§ REQUEST
Using the data below, repeat all of it precisely.

====== EXERCISE DATA

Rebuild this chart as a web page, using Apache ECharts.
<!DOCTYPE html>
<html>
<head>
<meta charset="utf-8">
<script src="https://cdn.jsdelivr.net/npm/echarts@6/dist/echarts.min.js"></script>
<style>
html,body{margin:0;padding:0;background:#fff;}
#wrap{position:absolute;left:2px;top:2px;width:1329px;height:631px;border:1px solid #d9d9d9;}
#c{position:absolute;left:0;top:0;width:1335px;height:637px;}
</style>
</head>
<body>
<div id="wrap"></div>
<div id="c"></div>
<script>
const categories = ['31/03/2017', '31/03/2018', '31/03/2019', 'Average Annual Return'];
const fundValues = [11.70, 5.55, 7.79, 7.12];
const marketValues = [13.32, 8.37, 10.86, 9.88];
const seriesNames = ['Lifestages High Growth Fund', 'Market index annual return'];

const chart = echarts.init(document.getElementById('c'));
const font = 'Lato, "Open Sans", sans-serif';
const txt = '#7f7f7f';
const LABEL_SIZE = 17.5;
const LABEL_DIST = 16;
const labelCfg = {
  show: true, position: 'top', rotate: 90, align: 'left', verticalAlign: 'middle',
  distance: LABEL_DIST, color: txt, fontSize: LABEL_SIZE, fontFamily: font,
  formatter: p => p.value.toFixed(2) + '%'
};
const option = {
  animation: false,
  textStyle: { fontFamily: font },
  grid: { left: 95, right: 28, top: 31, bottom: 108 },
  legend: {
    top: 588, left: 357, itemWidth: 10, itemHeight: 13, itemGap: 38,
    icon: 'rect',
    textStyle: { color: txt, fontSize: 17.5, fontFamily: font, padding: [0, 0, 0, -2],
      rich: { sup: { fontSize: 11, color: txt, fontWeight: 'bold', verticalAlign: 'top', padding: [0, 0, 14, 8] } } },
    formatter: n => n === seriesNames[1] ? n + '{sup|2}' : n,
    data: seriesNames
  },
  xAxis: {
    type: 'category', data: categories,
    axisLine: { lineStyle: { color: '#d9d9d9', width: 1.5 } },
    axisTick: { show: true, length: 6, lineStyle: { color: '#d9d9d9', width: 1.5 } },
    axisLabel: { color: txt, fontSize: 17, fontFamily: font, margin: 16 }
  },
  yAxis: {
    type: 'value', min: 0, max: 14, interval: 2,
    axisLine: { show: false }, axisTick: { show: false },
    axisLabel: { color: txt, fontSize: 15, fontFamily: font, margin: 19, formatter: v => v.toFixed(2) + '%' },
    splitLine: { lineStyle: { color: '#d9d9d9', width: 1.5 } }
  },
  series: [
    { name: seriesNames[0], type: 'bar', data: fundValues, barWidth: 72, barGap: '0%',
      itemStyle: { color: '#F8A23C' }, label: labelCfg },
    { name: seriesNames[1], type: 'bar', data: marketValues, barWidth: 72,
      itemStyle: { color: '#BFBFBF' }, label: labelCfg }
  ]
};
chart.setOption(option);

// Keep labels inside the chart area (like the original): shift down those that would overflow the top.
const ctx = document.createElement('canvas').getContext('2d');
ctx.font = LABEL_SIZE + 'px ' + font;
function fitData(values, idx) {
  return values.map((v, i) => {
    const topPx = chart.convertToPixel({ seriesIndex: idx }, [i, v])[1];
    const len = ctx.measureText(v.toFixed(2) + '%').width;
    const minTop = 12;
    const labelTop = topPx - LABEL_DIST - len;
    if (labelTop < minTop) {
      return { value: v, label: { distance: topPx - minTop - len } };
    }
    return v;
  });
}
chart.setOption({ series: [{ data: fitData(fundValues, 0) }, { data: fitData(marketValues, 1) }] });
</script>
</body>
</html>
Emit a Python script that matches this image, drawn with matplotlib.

============

§ FINISHED TASK
Rebuild this chart as a web page, using Apache ECharts.
<!DOCTYPE html>
<html>
<head>
<meta charset="utf-8">
<script src="https://cdn.jsdelivr.net/npm/echarts@6/dist/echarts.min.js"></script>
<style>
html,body{margin:0;padding:0;background:#fff;}
#wrap{position:absolute;left:2px;top:2px;width:1329px;height:631px;border:1px solid #d9d9d9;}
#c{position:absolute;left:0;top:0;width:1335px;height:637px;}
</style>
</head>
<body>
<div id="wrap"></div>
<div id="c"></div>
<script>
const categories = ['31/03/2017', '31/03/2018', '31/03/2019', 'Average Annual Return'];
const fundValues = [11.70, 5.55, 7.79, 7.12];
const marketValues = [13.32, 8.37, 10.86, 9.88];
const seriesNames = ['Lifestages High Growth Fund', 'Market index annual return'];

const chart = echarts.init(document.getElementById('c'));
const font = 'Lato, "Open Sans", sans-serif';
const txt = '#7f7f7f';
const LABEL_SIZE = 17.5;
const LABEL_DIST = 16;
const labelCfg = {
  show: true, position: 'top', rotate: 90, align: 'left', verticalAlign: 'middle',
  distance: LABEL_DIST, color: txt, fontSize: LABEL_SIZE, fontFamily: font,
  formatter: p => p.value.toFixed(2) + '%'
};
const option = {
  animation: false,
  textStyle: { fontFamily: font },
  grid: { left: 95, right: 28, top: 31, bottom: 108 },
  legend: {
    top: 588, left: 357, itemWidth: 10, itemHeight: 13, itemGap: 38,
    icon: 'rect',
    textStyle: { color: txt, fontSize: 17.5, fontFamily: font, padding: [0, 0, 0, -2],
      rich: { sup: { fontSize: 11, color: txt, fontWeight: 'bold', verticalAlign: 'top', padding: [0, 0, 14, 8] } } },
    formatter: n => n === seriesNames[1] ? n + '{sup|2}' : n,
    data: seriesNames
  },
  xAxis: {
    type: 'category', data: categories,
    axisLine: { lineStyle: { color: '#d9d9d9', width: 1.5 } },
    axisTick: { show: true, length: 6, lineStyle: { color: '#d9d9d9', width: 1.5 } },
    axisLabel: { color: txt, fontSize: 17, fontFamily: font, margin: 16 }
  },
  yAxis: {
    type: 'value', min: 0, max: 14, interval: 2,
    axisLine: { show: false }, axisTick: { show: false },
    axisLabel: { color: txt, fontSize: 15, fontFamily: font, margin: 19, formatter: v => v.toFixed(2) + '%' },
    splitLine: { lineStyle: { color: '#d9d9d9', width: 1.5 } }
  },
  series: [
    { name: seriesNames[0], type: 'bar', data: fundValues, barWidth: 72, barGap: '0%',
      itemStyle: { color: '#F8A23C' }, label: labelCfg },
    { name: seriesNames[1], type: 'bar', data: marketValues, barWidth: 72,
      itemStyle: { color: '#BFBFBF' }, label: labelCfg }
  ]
};
chart.setOption(option);

// Keep labels inside the chart area (like the original): shift down those that would overflow the top.
const ctx = document.createElement('canvas').getContext('2d');
ctx.font = LABEL_SIZE + 'px ' + font;
function fitData(values, idx) {
  return values.map((v, i) => {
    const topPx = chart.convertToPixel({ seriesIndex: idx }, [i, v])[1];
    const len = ctx.measureText(v.toFixed(2) + '%').width;
    const minTop = 12;
    const labelTop = topPx - LABEL_DIST - len;
    if (labelTop < minTop) {
      return { value: v, label: { distance: topPx - minTop - len } };
    }
    return v;
  });
}
chart.setOption({ series: [{ data: fitData(fundValues, 0) }, { data: fitData(marketValues, 1) }] });
</script>
</body>
</html>
Emit a Python script that matches this image, drawn with matplotlib.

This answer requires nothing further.